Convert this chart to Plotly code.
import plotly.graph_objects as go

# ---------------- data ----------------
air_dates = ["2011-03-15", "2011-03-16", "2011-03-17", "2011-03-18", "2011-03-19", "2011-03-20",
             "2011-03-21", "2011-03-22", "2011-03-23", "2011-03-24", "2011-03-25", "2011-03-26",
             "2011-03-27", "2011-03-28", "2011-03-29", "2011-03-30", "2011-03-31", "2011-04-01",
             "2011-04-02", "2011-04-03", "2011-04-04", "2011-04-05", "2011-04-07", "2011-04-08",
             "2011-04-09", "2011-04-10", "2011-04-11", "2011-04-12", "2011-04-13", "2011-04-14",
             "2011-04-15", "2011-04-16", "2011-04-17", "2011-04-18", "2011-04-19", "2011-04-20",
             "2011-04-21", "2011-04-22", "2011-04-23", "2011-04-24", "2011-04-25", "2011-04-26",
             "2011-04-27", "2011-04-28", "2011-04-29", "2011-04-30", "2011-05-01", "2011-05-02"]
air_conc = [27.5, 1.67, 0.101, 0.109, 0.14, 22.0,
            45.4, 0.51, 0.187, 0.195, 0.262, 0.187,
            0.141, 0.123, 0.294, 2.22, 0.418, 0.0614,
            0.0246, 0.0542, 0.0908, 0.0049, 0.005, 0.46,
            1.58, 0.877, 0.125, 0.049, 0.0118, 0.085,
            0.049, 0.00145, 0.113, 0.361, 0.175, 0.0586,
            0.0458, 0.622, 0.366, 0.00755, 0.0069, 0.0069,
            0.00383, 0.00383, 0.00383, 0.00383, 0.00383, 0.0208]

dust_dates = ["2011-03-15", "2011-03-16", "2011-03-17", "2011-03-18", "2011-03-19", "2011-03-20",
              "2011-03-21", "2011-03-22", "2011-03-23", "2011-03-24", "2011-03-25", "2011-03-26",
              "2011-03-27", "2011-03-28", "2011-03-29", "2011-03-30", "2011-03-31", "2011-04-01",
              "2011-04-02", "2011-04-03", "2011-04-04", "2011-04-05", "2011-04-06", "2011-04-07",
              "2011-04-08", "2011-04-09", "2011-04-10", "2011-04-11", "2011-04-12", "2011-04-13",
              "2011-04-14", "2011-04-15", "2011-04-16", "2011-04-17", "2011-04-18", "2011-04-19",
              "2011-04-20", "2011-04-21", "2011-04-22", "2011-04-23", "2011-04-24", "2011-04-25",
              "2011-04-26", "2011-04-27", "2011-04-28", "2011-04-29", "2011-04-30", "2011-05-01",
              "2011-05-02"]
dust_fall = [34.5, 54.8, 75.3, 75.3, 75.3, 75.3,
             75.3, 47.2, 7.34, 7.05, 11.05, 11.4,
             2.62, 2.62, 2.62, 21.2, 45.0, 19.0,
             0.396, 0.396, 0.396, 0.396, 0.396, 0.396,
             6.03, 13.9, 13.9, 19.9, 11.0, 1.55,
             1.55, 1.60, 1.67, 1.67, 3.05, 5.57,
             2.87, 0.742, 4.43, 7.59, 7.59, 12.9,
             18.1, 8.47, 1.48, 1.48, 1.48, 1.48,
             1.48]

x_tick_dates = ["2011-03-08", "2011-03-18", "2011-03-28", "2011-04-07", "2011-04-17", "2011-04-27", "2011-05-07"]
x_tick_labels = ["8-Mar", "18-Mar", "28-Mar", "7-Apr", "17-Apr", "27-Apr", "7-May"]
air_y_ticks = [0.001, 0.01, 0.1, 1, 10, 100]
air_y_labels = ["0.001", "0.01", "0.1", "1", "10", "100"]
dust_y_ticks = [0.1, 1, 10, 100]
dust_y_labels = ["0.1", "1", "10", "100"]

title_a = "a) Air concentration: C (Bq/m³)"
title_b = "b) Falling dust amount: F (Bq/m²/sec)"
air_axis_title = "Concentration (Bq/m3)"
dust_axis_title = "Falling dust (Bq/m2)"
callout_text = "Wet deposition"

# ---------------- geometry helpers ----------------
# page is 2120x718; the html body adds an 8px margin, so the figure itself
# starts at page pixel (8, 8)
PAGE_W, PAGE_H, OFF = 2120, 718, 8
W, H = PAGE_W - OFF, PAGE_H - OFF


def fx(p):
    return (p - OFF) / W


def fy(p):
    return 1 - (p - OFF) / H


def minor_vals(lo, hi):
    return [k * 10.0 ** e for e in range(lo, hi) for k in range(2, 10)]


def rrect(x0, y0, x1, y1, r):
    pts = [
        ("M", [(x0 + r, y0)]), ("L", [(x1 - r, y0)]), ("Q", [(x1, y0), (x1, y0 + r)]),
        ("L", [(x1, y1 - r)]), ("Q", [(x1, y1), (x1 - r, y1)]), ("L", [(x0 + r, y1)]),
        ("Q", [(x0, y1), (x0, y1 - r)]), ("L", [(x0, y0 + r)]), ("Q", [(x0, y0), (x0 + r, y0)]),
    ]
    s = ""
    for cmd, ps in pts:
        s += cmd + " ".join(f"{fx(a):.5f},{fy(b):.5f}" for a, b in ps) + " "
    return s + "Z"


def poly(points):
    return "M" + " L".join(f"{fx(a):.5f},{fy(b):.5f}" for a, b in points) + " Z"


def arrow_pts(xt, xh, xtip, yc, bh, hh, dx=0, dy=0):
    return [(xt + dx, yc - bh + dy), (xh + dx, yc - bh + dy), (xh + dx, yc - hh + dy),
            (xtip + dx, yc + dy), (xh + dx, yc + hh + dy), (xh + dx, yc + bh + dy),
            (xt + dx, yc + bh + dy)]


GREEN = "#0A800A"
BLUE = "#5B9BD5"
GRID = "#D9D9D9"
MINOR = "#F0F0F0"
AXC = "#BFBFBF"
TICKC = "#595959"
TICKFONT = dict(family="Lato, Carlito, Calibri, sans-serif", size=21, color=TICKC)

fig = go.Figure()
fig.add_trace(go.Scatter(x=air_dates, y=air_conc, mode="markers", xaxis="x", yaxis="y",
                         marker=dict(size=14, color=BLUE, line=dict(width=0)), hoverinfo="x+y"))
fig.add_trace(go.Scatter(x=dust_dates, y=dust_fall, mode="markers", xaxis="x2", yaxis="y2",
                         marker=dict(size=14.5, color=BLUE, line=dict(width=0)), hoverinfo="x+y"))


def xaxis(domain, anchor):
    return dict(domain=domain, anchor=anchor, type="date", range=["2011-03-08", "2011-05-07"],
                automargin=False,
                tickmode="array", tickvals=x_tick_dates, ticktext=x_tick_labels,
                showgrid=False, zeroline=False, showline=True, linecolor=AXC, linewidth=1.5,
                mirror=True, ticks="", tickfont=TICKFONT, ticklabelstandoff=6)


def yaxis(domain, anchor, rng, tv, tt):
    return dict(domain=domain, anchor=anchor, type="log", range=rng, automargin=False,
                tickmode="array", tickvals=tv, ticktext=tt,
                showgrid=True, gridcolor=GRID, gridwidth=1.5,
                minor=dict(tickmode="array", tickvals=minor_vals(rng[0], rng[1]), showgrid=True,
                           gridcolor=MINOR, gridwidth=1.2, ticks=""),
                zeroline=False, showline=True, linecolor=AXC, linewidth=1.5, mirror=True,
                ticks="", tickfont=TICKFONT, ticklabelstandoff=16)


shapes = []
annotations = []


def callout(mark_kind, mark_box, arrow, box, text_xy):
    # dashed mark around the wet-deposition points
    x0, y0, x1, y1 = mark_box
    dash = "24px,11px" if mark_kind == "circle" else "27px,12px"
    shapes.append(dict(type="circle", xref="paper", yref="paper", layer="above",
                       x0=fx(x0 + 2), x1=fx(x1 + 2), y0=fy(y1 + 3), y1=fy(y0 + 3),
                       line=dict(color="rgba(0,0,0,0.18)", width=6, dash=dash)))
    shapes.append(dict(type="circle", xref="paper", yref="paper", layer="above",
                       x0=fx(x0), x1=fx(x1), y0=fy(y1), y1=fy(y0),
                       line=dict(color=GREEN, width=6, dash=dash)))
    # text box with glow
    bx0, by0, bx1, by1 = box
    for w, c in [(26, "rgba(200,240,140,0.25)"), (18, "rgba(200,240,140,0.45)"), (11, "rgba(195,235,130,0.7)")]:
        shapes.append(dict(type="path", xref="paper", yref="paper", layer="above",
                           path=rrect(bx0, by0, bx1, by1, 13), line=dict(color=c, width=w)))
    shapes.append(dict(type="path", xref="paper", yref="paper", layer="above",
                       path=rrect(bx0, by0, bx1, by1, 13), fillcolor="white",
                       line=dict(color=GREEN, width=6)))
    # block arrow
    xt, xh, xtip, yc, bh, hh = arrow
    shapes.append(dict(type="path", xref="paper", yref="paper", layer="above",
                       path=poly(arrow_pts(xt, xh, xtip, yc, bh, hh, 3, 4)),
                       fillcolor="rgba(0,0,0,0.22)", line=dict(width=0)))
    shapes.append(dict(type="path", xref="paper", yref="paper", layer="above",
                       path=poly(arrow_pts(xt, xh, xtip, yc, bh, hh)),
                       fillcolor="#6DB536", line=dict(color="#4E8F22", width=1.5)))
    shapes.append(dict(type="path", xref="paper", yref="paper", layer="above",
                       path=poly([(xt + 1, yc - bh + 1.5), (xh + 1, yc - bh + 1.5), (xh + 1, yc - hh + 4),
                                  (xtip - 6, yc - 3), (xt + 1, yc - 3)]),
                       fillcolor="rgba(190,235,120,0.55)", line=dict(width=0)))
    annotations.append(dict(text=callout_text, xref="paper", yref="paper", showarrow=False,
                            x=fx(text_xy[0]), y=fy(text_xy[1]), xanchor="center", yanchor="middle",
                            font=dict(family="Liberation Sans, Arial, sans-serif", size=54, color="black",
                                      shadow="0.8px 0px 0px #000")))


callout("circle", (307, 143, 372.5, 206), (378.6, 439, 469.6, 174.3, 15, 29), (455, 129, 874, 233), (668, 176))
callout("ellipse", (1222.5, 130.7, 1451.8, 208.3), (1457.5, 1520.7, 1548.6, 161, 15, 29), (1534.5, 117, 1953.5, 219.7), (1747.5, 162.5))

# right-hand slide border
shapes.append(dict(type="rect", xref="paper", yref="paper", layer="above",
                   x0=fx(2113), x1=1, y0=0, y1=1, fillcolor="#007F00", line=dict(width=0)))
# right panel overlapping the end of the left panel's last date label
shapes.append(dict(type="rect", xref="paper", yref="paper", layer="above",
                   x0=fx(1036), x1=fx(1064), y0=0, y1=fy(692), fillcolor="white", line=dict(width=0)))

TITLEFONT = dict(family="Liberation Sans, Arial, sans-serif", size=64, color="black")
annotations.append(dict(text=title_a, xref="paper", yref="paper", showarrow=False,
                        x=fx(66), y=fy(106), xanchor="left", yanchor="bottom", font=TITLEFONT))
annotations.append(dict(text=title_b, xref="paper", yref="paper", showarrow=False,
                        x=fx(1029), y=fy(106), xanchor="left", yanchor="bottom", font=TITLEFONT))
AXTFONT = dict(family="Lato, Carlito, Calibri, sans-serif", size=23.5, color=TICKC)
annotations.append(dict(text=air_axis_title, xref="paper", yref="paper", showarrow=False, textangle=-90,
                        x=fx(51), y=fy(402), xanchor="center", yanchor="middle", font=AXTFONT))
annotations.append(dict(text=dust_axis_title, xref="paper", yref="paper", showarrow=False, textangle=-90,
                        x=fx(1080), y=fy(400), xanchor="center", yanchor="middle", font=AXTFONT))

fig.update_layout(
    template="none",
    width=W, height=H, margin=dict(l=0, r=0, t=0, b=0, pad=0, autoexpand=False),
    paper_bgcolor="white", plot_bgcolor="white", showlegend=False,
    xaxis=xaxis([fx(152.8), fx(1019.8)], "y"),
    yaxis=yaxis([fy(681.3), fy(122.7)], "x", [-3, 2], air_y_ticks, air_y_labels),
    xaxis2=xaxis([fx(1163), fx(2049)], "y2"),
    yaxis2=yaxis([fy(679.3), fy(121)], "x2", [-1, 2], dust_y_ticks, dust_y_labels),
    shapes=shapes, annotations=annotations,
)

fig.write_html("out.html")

TO BE DONE
Give back the listing exactly, please, from its first line to the line containing "import plotly.graph_objects as go", inclusive, and nothing past that line.

EXERCISE OUTPUT
Convert this chart to Plotly code.
import plotly.graph_objects as go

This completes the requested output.